The Wildlife Trusts respond to Natural England report on HS2

Posted on 17th November 2016

The Wildlife Trusts today cautiously welcomed the findings of a Natural England report on HS2 Ltd’s approach to wildlife. However, we are very disappointed with the Government’s immediate rejection of key findings from their own advisors.

The Government and HS2 Ltd have previously told MPs and members of the House of Lords that there will be no overall loss of wildlife as a result of the new railway – because compensation will be provided for its impacts. The new report from Natural England says that to achieve ‘no net loss’ significant changes should be made to both HS2 Ltd’s assessment of their impact on the natural environment, and to the levels of compensation that are required to meet HS2 Ltd’s own environmental targets.

Earlier this year The Wildlife Trusts spotted that HS2 Ltd had quietly changed the way that Government has previously worked out how much damage was being caused by development and we challenged the approach before the House of Commons Select Committee. This is a vital calculation for making sure that full and adequate compensation is provided for any damage caused by construction of the railway. The calculation used will make a huge difference to the amount of habitat created. The Wildlife Trusts are extremely concerned that as a result, there is a major shortfall in the level of compensation being provided by HS2 Ltd for the loss of wildlife and habitats.

Stephen Trotter, Director for The Wildlife Trusts in England said: “It is great that Natural England has rightly recognised the importance of protecting these precious places. But it is unacceptable that HS2 Ltd has ignored this advice and is downplaying the importance of ancient woodlands and other irreplaceable places for wildlife. If these unique places absolutely cannot be avoided by HS2 then it is essential that a much greater expanse of new woodland is created. From the outset the environmental impacts of HS2 have not been properly taken into account and now the additional funds being allocated by HS2 Ltd for compensation are wholly inadequate.”

The Wildlife Trusts also welcome Natural England’s proposal that in Phase 2 of HS2, yet to be announced in detail, the ambition should be to achieve an overall improvement for wildlife. The Wildlife Trusts have called for HS2 to be built in a way that enhances wildlife ever since it was first proposed. Our vision is for a ribbon of wildlife-rich landscape either side of the line – planned, established and run by a partnership of residents, landowners and local and expert groups. Recreated and naturally regenerated habitats would buffer, link and provide ‘stepping stones’ between wildlife sites. In time there would be new meadows, woodlands and wetland expanses to explore, alongside existing farmland, communities and housing. Green bridges, pathways and cycle tracks would reconnect communities cut through by the proposed line. This would spread the benefits of HS2 to many along the route, rather than just those near its few stations. Read more in our Greener Vision for HS2 report here:

However, we are extremely disappointed by the Government’s response to the report. The failure to agree to implement the recommendations in full reveals a lack of ambition to make HS2 a truly world class and innovative railway that provides wider benefits for people and the environment.
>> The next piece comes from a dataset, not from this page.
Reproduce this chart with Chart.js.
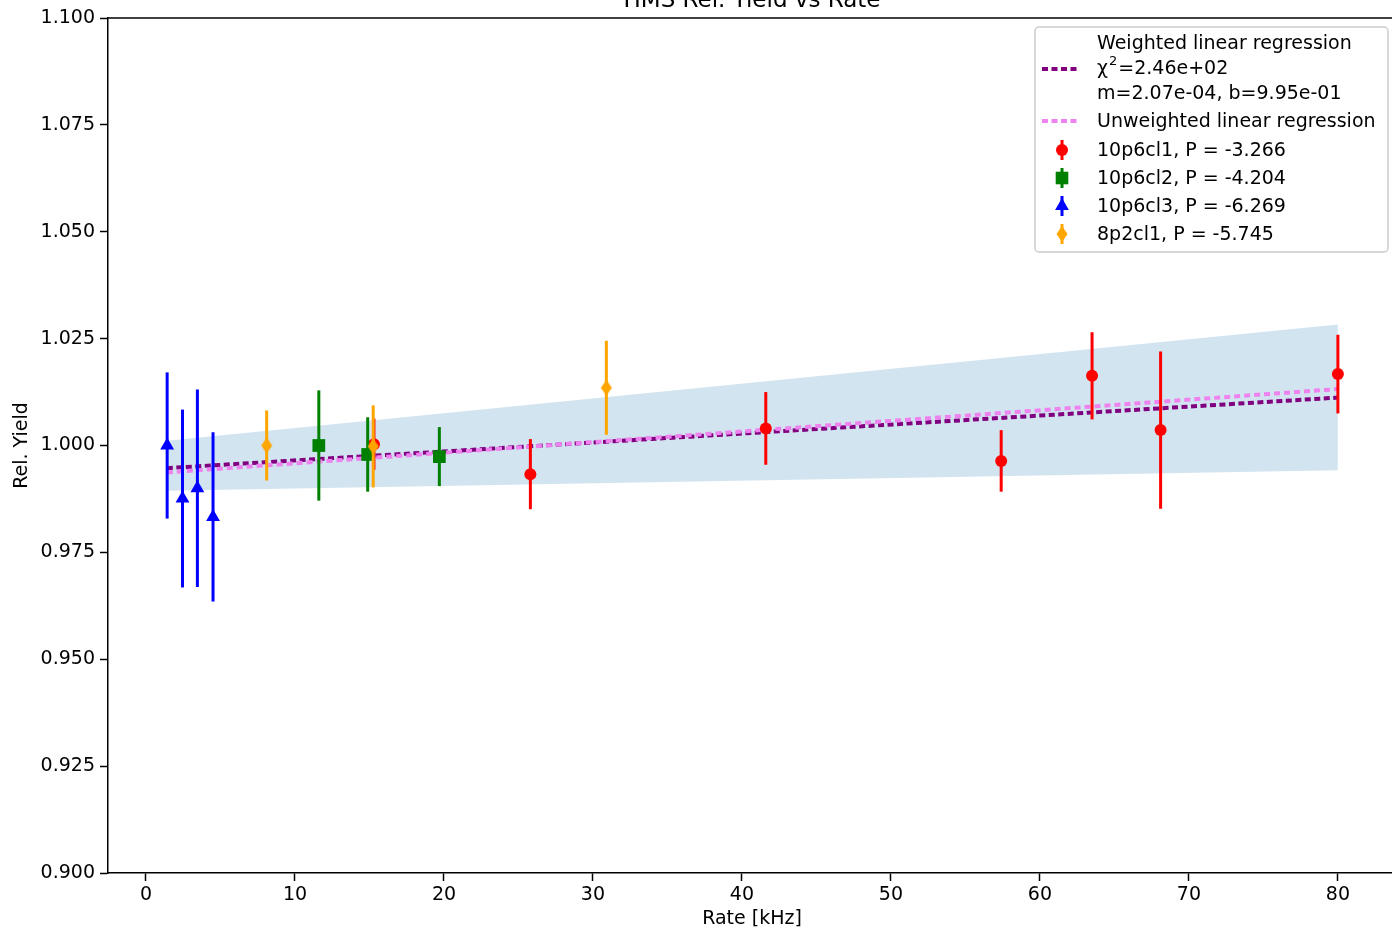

Stephen Trotter added: “The Government is currently preparing its 25 Year Plan for the Environment which will set out its vision to leave the natural environment in a better state for future generations. The way HS2 is developed will be the acid test of the Government’s intentions.”

Wildlife Trusts call on Government to ensure that:
• HS2 Ltd should use and apply the Government methodology developed by Defra for calculating impact, instead of creating its own
• There is no net loss of wildlife as a result of Phase 1 of HS2 – Government must ensure that environmental measures are fully funded as a relatively small but critical proportion of the cost of HS2
• All losses of ancient woodland losses are fully compensated at a 30:1 ratio (for every acre lost, 30 are created) – this should not be open to debate or further dilution
• Phase 2 of HS2 is developed with the aim of achieving an overall wildlife gain.
• Provision must be made to address any further impacts on wildlife that emerge during the construction of the railway – along with the original shortfall.

The Wildlife Trusts are keen to help and work with HS2 Ltd to identify sites where habitat creation or improvement can be achieved.


A review by the government’s advisors on nature recommends significant improvements to HS2 Ltd’s approach, but some key recommendations are being ducked by the government owned developers.

A review carried out into the HS2 proposals by Natural England, the government’s advisors on nature conservation, should result in some significant improvements to phase 1 of the project. It also sets out principles that will help guide future projects, however HS2 Ltd, which is government owned, has rejected some of the key recommendations of the report.

Some recommendations from the report have been accepted (by the Government). They have asked HS2 Ltd to increase the amount of land they intend to plant as woodland themselves, and to provide an extra fund of £5 Million pounds to support new woodland planting. However, key elements of the report have been rejected by the Government and HS2 Ltd

This includes rejecting Natural England’s recommendation that there should higher levels of compensation for irreplaceable Ancient Woodland. The Department of Transport says that the recommendations should only be “seen as a stimulus for debate”2

HS2 Ltd has also rejected a recommendation that would bring future phases of the project in line with government policy on the natural environment, which state that projects should improve the natural environment.